If a subvol is deduped before a snapshot is created, the snapshot will have the same deduplication as the subvol. This does not result in unusually large metadata sizes. If a snapshot is made after bees has fully scanned the origin subvol, bees can avoid scanning most of the data in the snapshot subvol, as it will be provably identical to the origin subvol that was already scanned.

If a subvol is deduped after a snapshot is created, the origin and snapshot subvols must be deduplicated separately. In the worst case, this will double the amount of reading the bees scanner must perform, and will also double the amount of btrfs metadata used for the snapshot; however, the "worst case" is a dedupe hit rate of 1% or more, so a doubling of metadata size is certain for all but the most unique data sets. Also, bees will not be able to free any space until the last snapshot has been scanned and deduped, so payoff in data space savings is deferred until the metadata has almost finished expanding.

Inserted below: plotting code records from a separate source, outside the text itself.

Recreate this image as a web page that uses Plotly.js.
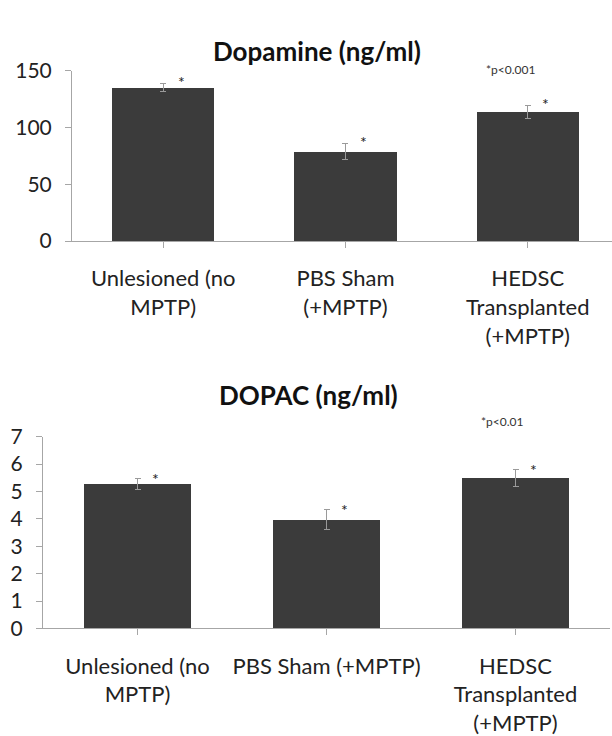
<!DOCTYPE html>
<html>
<head>
<meta charset="utf-8">
<script src="https://cdn.plot.ly/plotly-3.0.1.min.js"></script>
<style>html,body{margin:0;padding:0;background:#fff;}#chart{width:612px;height:736px;}</style>
</head>
<body>
<div id="chart"></div>
<script>
// ---- data ----
const categoriesTop = ["Unlesioned (no<br>MPTP)", "PBS Sham<br>(+MPTP)", "HEDSC<br>Transplanted<br>(+MPTP)"];
const categoriesBottom = ["Unlesioned (no<br>MPTP)", "PBS Sham (+MPTP)", "HEDSC<br>Transplanted<br>(+MPTP)"];
const dopamine = [135, 78.5, 113.5];
const dopamineErr = [3.5, 7, 5.5];
const dopac = [5.27, 3.97, 5.49];
const dopacErr = [0.19, 0.36, 0.3];
const titleTop = "Dopamine (ng/ml)";
const titleBottom = "DOPAC (ng/ml)";
const noteTop = "*p<0.001";
const noteBottom = "*p<0.01";

const FONT = "Lato, 'Open Sans', sans-serif";
const barColor = "#3b3b3b";
const errColor = "#9a9a9a";
const axisColor = "#a6a6a6";

const traces = [
  {type: "bar", x: [0,1,2], y: dopamine, xaxis: "x", yaxis: "y",
   width: 0.56, marker: {color: barColor},
   error_y: {type: "data", array: dopamineErr, visible: true, color: errColor, thickness: 1, width: 3}},
  {type: "bar", x: [0,1,2], y: dopac, xaxis: "x2", yaxis: "y2",
   width: 0.57, marker: {color: barColor},
   error_y: {type: "data", array: dopacErr, visible: true, color: errColor, thickness: 1, width: 3}}
];

const annotations = [];
function addStars(vals, errs, xref, yref, yshift) {
  vals.forEach((v, i) => {
    annotations.push({x: i, y: v + errs[i], xref: xref, yref: yref, text: "*", showarrow: false,
      xshift: 18, yshift: yshift, font: {family: FONT, size: 16, color: "#222"}});
  });
}
addStars(dopamine, dopamineErr, "x", "y", 2);
addStars(dopac, dopacErr, "x2", "y2", 0);
annotations.push({xref: "paper", yref: "paper", x: 317/612, y: 1 - 33/736, text: "<b>" + titleTop + "</b>",
  showarrow: false, font: {family: FONT, size: 26, color: "#111"}});
annotations.push({xref: "paper", yref: "paper", x: 308/612, y: 1 - 395/736, text: "<b>" + titleBottom + "</b>",
  showarrow: false, font: {family: FONT, size: 26, color: "#111"}});
annotations.push({xref: "paper", yref: "paper", x: 537/612, y: 1 - 60/736, text: noteTop,
  showarrow: false, font: {family: FONT, size: 12, color: "#333"}});
annotations.push({xref: "paper", yref: "paper", x: 526/612, y: 1 - 421/736, text: noteBottom,
  showarrow: false, font: {family: FONT, size: 12, color: "#333"}});

const xcommon = {
  tickmode: "array", tickson: "boundaries", ticks: "outside", ticklen: 6, tickcolor: axisColor,
  showline: true, linecolor: axisColor, linewidth: 1, showgrid: false, zeroline: false,
  tickfont: {family: FONT, size: 22, color: "#222"}, ticklabelstandoff: 12, fixedrange: true
};
const ycommon = {
  ticks: "outside", ticklen: 6, tickcolor: axisColor, showline: true, linecolor: axisColor, linewidth: 1,
  showgrid: false, zeroline: false, tickfont: {family: FONT, size: 21, color: "#222"}, ticklabelstandoff: 9
};

const layout = {
  width: 612, height: 736,
  margin: {l: 0, r: 0, t: 0, b: 0},
  paper_bgcolor: "#fff", plot_bgcolor: "#fff",
  showlegend: false, bargap: 0,
  xaxis: Object.assign({}, xcommon, {domain: [72/612, 1], range: [-0.5, 2.462], anchor: "y",
    tickvals: [0,1,2], ticktext: categoriesTop}),
  yaxis: Object.assign({}, ycommon, {domain: [(736-241)/736, (736-70.5)/736], range: [0, 150], dtick: 50, anchor: "x"}),
  xaxis2: Object.assign({}, xcommon, {domain: [43/612, 610/612], range: [-0.5, 2.5], anchor: "y2",
    tickvals: [0,1,2], ticktext: categoriesBottom}),
  yaxis2: Object.assign({}, ycommon, {domain: [(736-628.4)/736, (736-436.7)/736], range: [0, 7], dtick: 1, anchor: "x2"}),
  annotations: annotations
};

Plotly.newPlot("chart", traces, layout, {displayModeBar: false, staticPlot: true});
</script>
</body>
</html>
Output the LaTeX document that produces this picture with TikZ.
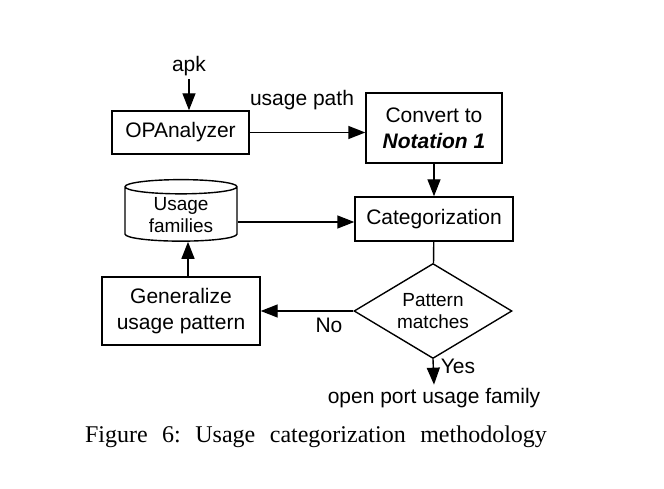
\documentclass[tikz,border=0pt]{standalone}
\usepackage{fontspec}
\setmainfont{Liberation Sans}
\newfontfamily\captionfont{Liberation Serif}
\newcommand\capspacing{\spaceskip=14.5pt\relax\xspaceskip=14.5pt\relax}
\usetikzlibrary{arrows.meta,shapes.geometric}
\begin{document}
\begin{tikzpicture}[x=1pt,y=-1pt,
    every node/.style={font=\fontsize{21}{26}\selectfont},
    smalltext/.style={font=\fontsize{19}{22}\selectfont},
    stepbox/.style={rectangle,draw,line width=1.4pt,align=center},
    flowarrow/.style={-{Triangle[length=17pt,width=13pt]},line width=1.4pt}]
  \useasboundingbox (0,0) rectangle (664,489);
  \node (apk) at (189,66) {apk};
  \node[stepbox,minimum height=43pt,minimum width=137pt] (opa) at
  (180.5,132.5) {OPAnalyzer};
  \node[stepbox,minimum height=70pt,minimum width=136pt] (conv) at
  (434,128) {Convert to\\\textbf{\textit{Notation 1}}};
  \node[stepbox,minimum height=44pt,minimum width=158pt] (cat) at
  (434,219) {Categorization};
  \node[cylinder,draw,line width=1.4pt,shape border rotate=90,aspect=0.2,
  minimum height=55pt,minimum width=112pt,align=center,smalltext] (fam) at
  (181,215.5) {Usage\\families};
  \node[stepbox,minimum height=68pt,minimum width=158pt] (gen) at
  (181,311) {Generalize\\usage pattern};
  \node[diamond,draw,line width=1.4pt,aspect=1.66,inner sep=0pt,
  minimum height=95pt,minimum width=158pt,align=center,smalltext] (match) at
  (433,311) {Pattern\\matches};
  \node (out) at (434,398) {open port usage family};
  \node (path) at (302,100) {usage path};
  \node (no) at (329,325) {No};
  \node (yes) at (458,366) {Yes};
  \draw[flowarrow] (apk) to (apk |- opa.north);
  \draw[flowarrow] (opa.east) to (conv.west |- opa.east);
  \draw[flowarrow] (conv) to (cat);
  \draw[flowarrow] (fam.east |- 0,222) to (cat.west |- 0,222);
  \draw[line width=1.4pt] (cat) to (match);
  \draw[flowarrow] (match.west) to (gen.east);
  \draw[flowarrow] ([xshift=7pt]gen.north) to ([xshift=7pt]gen.north |- fam.south);
  \draw[flowarrow] (match.south) to (out.north);
  \node[font=\captionfont\fontsize{24}{28}\selectfont] (caption) at (316,437)
  {\capspacing Figure 6: Usage categorization methodology};
\end{tikzpicture}
\end{document}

If a subvol is deduped after many snapshots have been created, all subvols must be deduplicated individually. In the worst case, this will multiply the scanning work and metadata size by the number of snapshots. For 100 snapshots this can mean a 100x growth in metadata size and bees scanning time, which typically exceeds the possible savings from reducing the data size by dedupe. In such cases using bees will result in a net increase in disk space usage that persists until the snapshots are deleted.

Snapshot case studies

  • bees running on an empty filesystem

    • filesystem is mkfsed
    • bees is installed and starts running
    • data is written to the filesystem
    • bees dedupes the data as it appears
    • a snapshot is made of the data
      • The snapshot will already be 99% deduped, so the metadata will not expand very much because only 1% of the data in the snapshot must be deduped.
    • more snapshots are made of the data
      • as long as dedupe has been completed on the origin subvol, bees will quickly scan each new snapshot because it can skip all the previously scanned data. Metadata usage remains low (it may even shrink because there are fewer csums).
  • bees installed on a non-empty filesystem with snapshots

    • filesystem is mkfsed
    • data is written to the filesystem
    • multiple snapshots are made of the data
    • bees is installed and starts running
    • bees dedupes each snapshot individually
      • The snapshot metadata will no longer be shared, resulting in substantial growth of metadata usage.
      • Disk space savings do not occur until bees processes the last snapshot reference to data.

Other Gotchas

  • bees avoids the slow backrefs kernel bug by measuring the time required to perform LOGICAL_INO operations. If an extent requires over 0.1 kernel CPU seconds to perform a LOGICAL_INO ioctl, then bees blacklists the extent and avoids referencing it in future operations. In most cases, fewer than 0.1% of extents in a filesystem must be avoided this way. This results in short write latency spikes as btrfs will not allow writes to the filesystem while LOGICAL_INO is running. Generally the CPU spends most of the runtime of the LOGICAL_INO ioctl running the kernel, so on a single-core CPU the entire system can freeze up for a second during operations on toxic extents.

  • If a process holds a directory FD open, the subvol containing the directory cannot be deleted (btrfs sub del will start the deletion process, but it will not proceed past the first open directory FD). btrfs-cleaner will simply skip over the directory and all of its children until the FD is closed. bees avoids this gotcha by closing all of the FDs in its directory FD cache every 10 btrfs transactions.

  • If a file is deleted while bees is caching an open FD to the file, bees continues to scan the file. For very large files (e.g. VM images), the deletion of the file can be delayed indefinitely. To limit this delay, bees closes all FDs in its file FD cache every 10 btrfs transactions.